Ces deux vidéos ne manquent pas d'apporter un regard différent à la thématique du changement climatique telle que l'aborde Terres du Passé habituellement. Paléoclimatologue de formation, Docteur en sédimentologie, scientifique dans l'âme, passer par les ressentis pour parler du climat me semble assez peu... conforme à la méthode classique. Tout comme parler d'imaginaire pour donner du sens au changement climatique. Une notion que, naturellement, j'aurais eu tendance à rejeter. Et pourtant, c'est bien en essayant d'éveiller votre imaginaire que je vous parle dans mes vidéos.

C'est pour cela que je m'efforce d'utiliser et de produire un maximum d'illustrations et que nous faisons des représentations paléoenvironnementales dans nos articles scientifiques (c'est-à-dire des représentations des paysages dans le passé, avec des climats et des niveaux marins différents par exemple). Parce qu'il faut éveiller l'imaginaire pour susciter la compréhension des conditions à une autre époque. Mais n'oublions jamais d'y intégrer les données scientifiques, car sans elles, la fiction n'est que cela : de la fiction.

Et certaines fictions peuvent sembler si réelles, si fortement étaillées par des données pseudo-scientifiques, qu'elles peuvent sembler justes sans l'être pour autant. Je me souviens encore de la première fois que j'ai lu "De la Terre à la Lune" de Jules Verne.
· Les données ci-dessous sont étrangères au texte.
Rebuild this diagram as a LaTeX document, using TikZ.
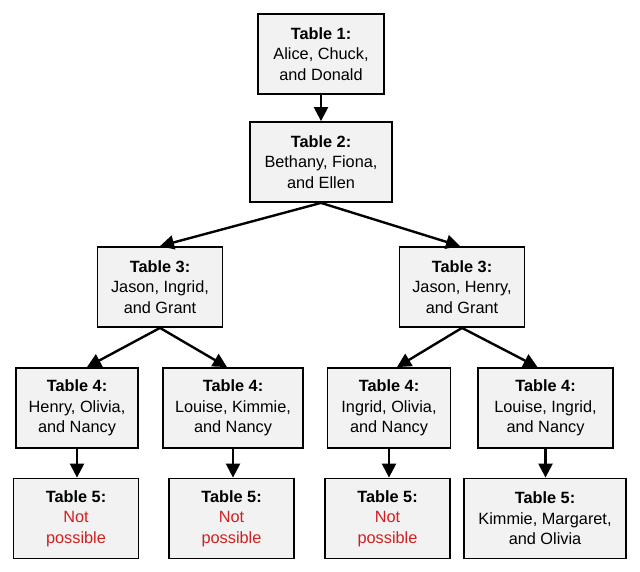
\documentclass[tikz,border=0pt]{standalone}
\usepackage{fontspec}
\setmainfont{Liberation Sans}
\usetikzlibrary{arrows.meta}
\definecolor{boxfill}{HTML}{F2F2F2}
\definecolor{nogo}{HTML}{D02020}
\begin{document}
\begin{tikzpicture}[x=1pt,y=-1pt,
  tbl/.style={draw=black, line width=1.8pt, fill=boxfill, minimum height=80pt,
    align=center, inner sep=2pt, font=\fontsize{16.3}{20.5}\selectfont},
  conn/.style={line width=2.4pt, -{Triangle[width=14pt,length=14pt]}}]
\useasboundingbox (0,0) rectangle (640,572);
\node[tbl, minimum width=126pt] (t1) at (321,54) {\textbf{Table 1:}\\Alice, Chuck,\\and Donald};
\node[tbl, minimum width=142pt] (t2) at (321,162) {\textbf{Table 2:}\\Bethany, Fiona,\\and Ellen};
\node[tbl, minimum width=125pt] (t3l) at (160,287) {\textbf{Table 3:}\\Jason, Ingrid,\\and Grant};
\node[tbl, minimum width=125pt] (t3r) at (462,287) {\textbf{Table 3:}\\Jason, Henry,\\and Grant};
\node[tbl, minimum width=122pt] (t4a) at (77,408) {\textbf{Table 4:}\\Henry, Olivia,\\and Nancy};
\node[tbl, minimum width=140pt] (t4b) at (233,408) {\textbf{Table 4:}\\Louise, Kimmie,\\and Nancy};
\node[tbl, minimum width=123pt] (t4c) at (389,408) {\textbf{Table 4:}\\Ingrid, Olivia,\\and Nancy};
\node[tbl, minimum width=135pt] (t4d) at (545.5,408) {\textbf{Table 4:}\\Louise, Ingrid,\\and Nancy};
\node[tbl, minimum width=125pt] (t5a) at (76,518.5) {\textbf{Table 5:}\\\textcolor{nogo}{Not}\\\textcolor{nogo}{possible}};
\node[tbl, minimum width=125pt] (t5b) at (231.5,518.5) {\textbf{Table 5:}\\\textcolor{nogo}{Not}\\\textcolor{nogo}{possible}};
\node[tbl, minimum width=125pt] (t5c) at (387.5,518.5) {\textbf{Table 5:}\\\textcolor{nogo}{Not}\\\textcolor{nogo}{possible}};
\node[tbl, minimum width=162pt] (t5d) at (545,518.5) {\textbf{Table 5:}\\Kimmie, Margaret,\\and Olivia};
\draw[conn] (t1.south) -- (t2.north);
\draw[conn] (t2.south) -- (t3l.north);
\draw[conn] (t2.south) -- ([xshift=-2pt]t3r.north);
\draw[conn] (t3l.south) -- ([xshift=10pt]t4a.north);
\draw[conn] (t3l.south) -- ([xshift=-6pt]t4b.north);
\draw[conn] (t3r.south) -- ([xshift=8pt]t4c.north);
\draw[conn] (t3r.south) -- ([xshift=-8pt]t4d.north);
\draw[conn] (t4a.south) -- (t4a.south |- t5a.north);
\draw[conn] (t4b.south) -- (t4b.south |- t5b.north);
\draw[conn] (t4c.south) -- (t4c.south |- t5c.north);
\draw[conn] (t4d.south) -- (t4d.south |- t5d.north);
\end{tikzpicture}
\end{document}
J'étais encore au lycée (donc plus si jeune que ça, mais quand même) et Jules Verne apportait une telle profusion de détails, une telle quantité de données chiffrées, il écrivait avec un tel charisme et une telle certitude dans l'exactitude de ses propos que, si je n'avais eu la connaissance de l'impossibilité que cela représentait, j'aurais pu croire qu'en effet, envoyer un boulet de canon avec deux hommes à l'intérieur pour faire le tour de la Lune et revenir suivant les caractéristiques qu'il donnait, et avec les quantités de combustibles qu'il envisageait, était chose possible (si vous n'avez jamais lu ce roman, lancez-vous, parce qu'il est vraiment génial. La façon dont il imagine les solutions face aux problèmes que rencontreront ces premiers "astronautes" est vraiment exceptionnelle et avant-gardiste pour l'époque. N'oublions pas que Jules Verne a vécu entre 1828 et 1905. Le premier planeur fonctionnel date de 1849 et le premier avion à moteur capable de voler de 1903...).

L'idée de Jules Verne était novatrice. Elle a permis, par l'imaginaire, de mettre dans la tête des humains - bien avant que nous en soyons capables - l'idée qu'il était possible d'atteindre la Lune. Mais pour autant, son récit était une fiction. C'est la Science, l'accumulation des connaissances au fil des décennies (et même des siècles) et l'acharnement de personnes passionnées qui ont permis de donner une réalité à cette fiction. Alors oui, utiliser l'imaginaire pour donner du sens au changement climatique dans les esprits des citoyens, c'est une idée. Et une bonne idée. Mais il faut la mener avec précaution et avec le soutien de la Science.